Some may wonder: do gar have predators? “As adults, their predator is man, and as youngsters, other alligator gar; they can be highly cannibalistic,” Daughtery said.
Research the fishery
“Mostly our work focused on understanding the life history and ecology of these ancient fish,” said scientist, David Buckmeier. “They reproduce infrequently (tied very close with large flood pulses in large river systems). Although they live more than 50 years, populations are often dominated by only three- to four-year classes.”
While they are capable of long-distance movements, they often exhibit very high site fidelity returning to the same pool within a river. Scientists also conducted a lot of work validating age estimates as these are critical to understanding the species’ life history. Alligator gar can grow very quickly, attaining lengths of 500 mm to 750 mm in the first year.
In the tanks, scientists use them for a variety of things from research experiments to simply holding forage and research fish for processing/data collection.
“While many populations have declined, they are not endangered,” he said. “In Texas, strong populations remain. Commercial fishing is not a threat if regulations are followed. Unfortunately, this is not the case in other parts of their range. Mostly, habitat loss and loss of access to floodplain habitats have caused declines.”
Fishing for alligator gar
Alligator gar have been around for 215 million years, have survived countless world changes, and still hold a fascination for anglers.

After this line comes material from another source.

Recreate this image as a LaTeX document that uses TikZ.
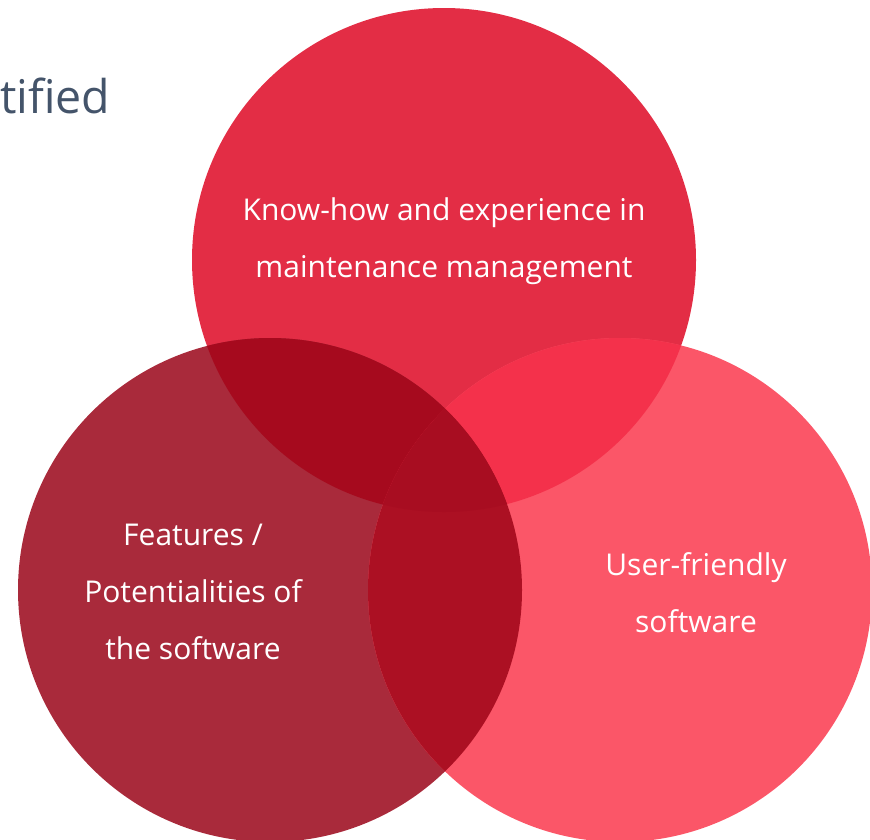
\documentclass[tikz,border=0pt]{standalone}
\usepackage{fontspec}
\setmainfont{Open Sans}
\usepackage{tikz}

\definecolor{knowhowred}{HTML}{E32D45}
\definecolor{featurered}{HTML}{A92A3B}
\definecolor{userred}{HTML}{FB5668}
\definecolor{knowfeat}{HTML}{A60A1E}
\definecolor{knowuser}{HTML}{F4314B}
\definecolor{featuser}{HTML}{AC1023}
\definecolor{allthree}{HTML}{A80D21}
\definecolor{titlegray}{HTML}{44546A}

\begin{document}
\begin{tikzpicture}[x=1pt,y=-1pt,
	label/.style={text=white,align=center,font=\fontsize{30}{57}\selectfont},
	title/.style={text=titlegray,anchor=base west,inner sep=0pt,font=\fontsize{46.5}{50}\selectfont}]
	\useasboundingbox (0,0) rectangle (870,839);
	\coordinate (knowhow) at (444,260);
	\coordinate (features) at (270,590);
	\coordinate (userfr) at (620,590);
	% circles
	\fill[knowhowred] (knowhow) circle (252);
	\fill[featurered] (features) circle (252);
	\fill[userred] (userfr) circle (252);
	% overlaps
	\begin{scope}
		\clip (knowhow) circle (252);
		\fill[knowfeat] (features) circle (252);
		\fill[knowuser] (userfr) circle (252);
	\end{scope}
	\begin{scope}
		\clip (features) circle (252);
		\fill[featuser] (userfr) circle (252);
		\clip (userfr) circle (252);
		\fill[allthree] (knowhow) circle (252);
	\end{scope}
	% texts
	\node[title] (heading) at (0,113) {tified};
	\node[label] (knowtext) at (444,241) {Know-how and experience in\\maintenance management};
	\node[label] (feattext) at (193,592) {Features /\\Potentialities of\\the software};
	\node[label] (usertext) at (696,593) {User-friendly\\software};
\end{tikzpicture}
\end{document}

“They are tough fish, built for survival,” said Shawna Stowers, customer success manager for Captain Experiences, in Austin, Texas. “Their slow maturing and reproductive rate might be a reason for the longevity.”
In more recent history, alligator gar populations greatly declined, mostly due to popular opinion that they were ‘trash fish’ or a ‘nuisance’. This lead many state authorities to focus on eliminating them to protect game fish because many people believed they were dangerous simply due to their name and appearance.
Knowledge of alligator gar as a species has grown greatly in recent years and restoration and conservation groups in many states, with the assistance of state wildlife departments, have helped to reverse the impact on the species.
“There are a lot of reasons people are interested in fishing for alligator gar,” she said. “They really are dinosaurs in their own right, with a rich history, and are actually one of the oldest and largest freshwater species in Texas, making them quite a ‘bucket list’ fish.”
There are also many different ways to fish for them, including top water, live bait, bow fishing, and even fly fishing. They also are good table fare, and used to be fished commercially in the southeastern areas of the states, although releasing them is recommended today.
It is important for both the fisherman and the fish to keep it on its stomach when out of the water, and avoid its tail and mouth to refrain from hurting the fisherman or the fish.